With reference to your allusion to the supposed future of the Adi Brahmo Samaj7 movement, allow me to inform you that the Adi Brahmo Samaj is no organized church like the Brahmo Samaj of India or the Sadharan Brahmo Samaj and has no muster roll of members. All educated men, who believe in a formless God, but yet do not think it proper to wound the feelings of parents and other dear relatives by diverging widely from prevailing customs and usages, are members of the Adi Brahmo Samaj.8 They form a very considerable section of the community.  . . .

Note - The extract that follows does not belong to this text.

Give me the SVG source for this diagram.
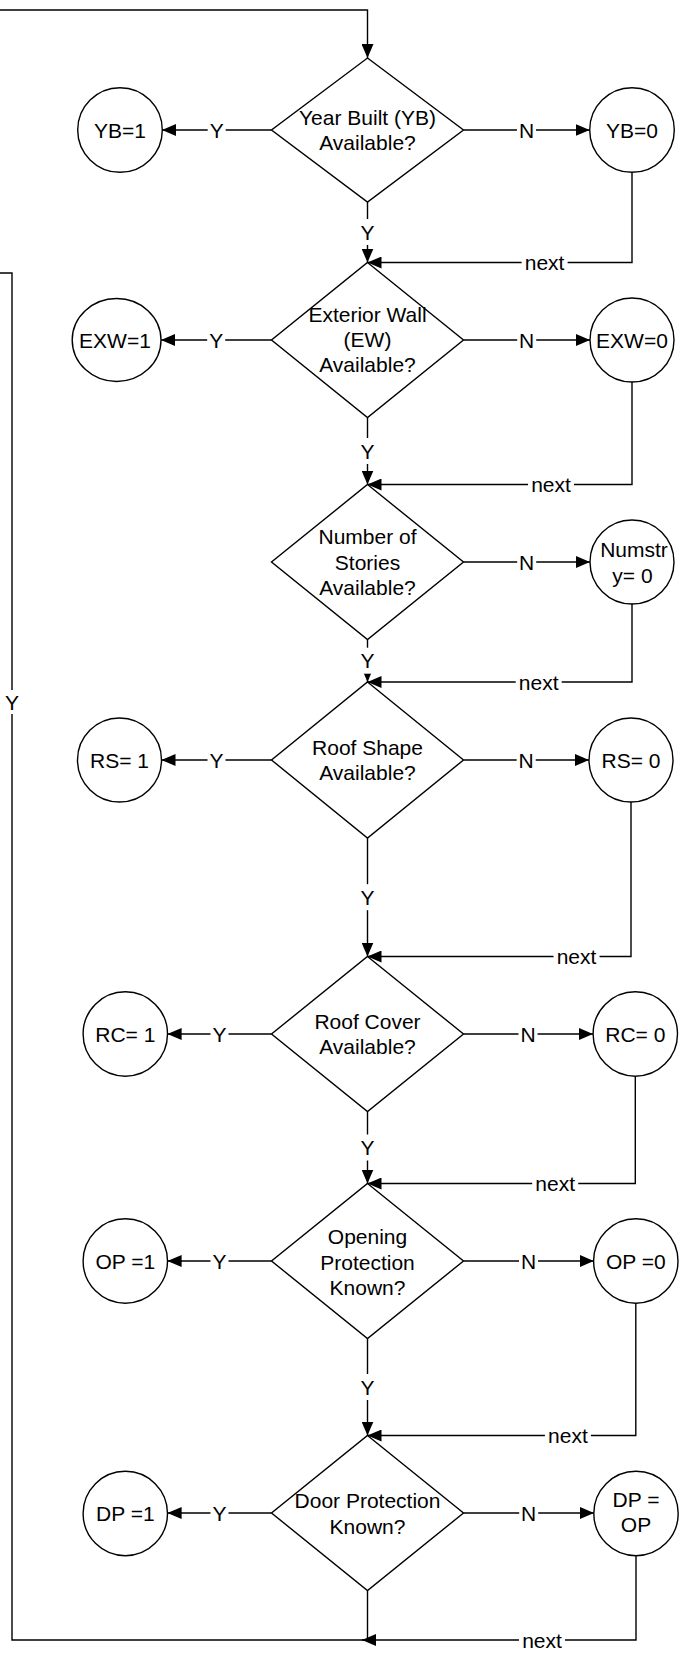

7. Our esteemed correspondent misunderstands us. We never spoke of the “Adi Brahmo Samaj,” of which we know next to nothing, but of the spurious Brahmo Samaj calling itself New Dispensation where all is to be taken on faith and the Universal Infallibility is claimed to have taken its Headquarters in the person of Babu Keshub Chunder Sen who has now come to comparing himself publicly—nay with identifying himself—with Jesus Christ. Again—the Sadharan Brahmo Samaj, a body whose members—all those we have met, at any rate—scoff at the idea of yoga powers and laugh at the word phenomenon.

8. Are we to understand that when the “parents and other dear relations” of the present generation will drop off the scene, the Adi Brahmo Samaj will itself drop off the sphere of activity as an effete anachronism?

My health does not unfortunately permit me to continue this very interesting discussion further. I therefore conclude it on my part with this letter.

Deogarh, August 10th, 1883.


* [See: “The Essentials of Religion”, The Theosophist, August, 1883.]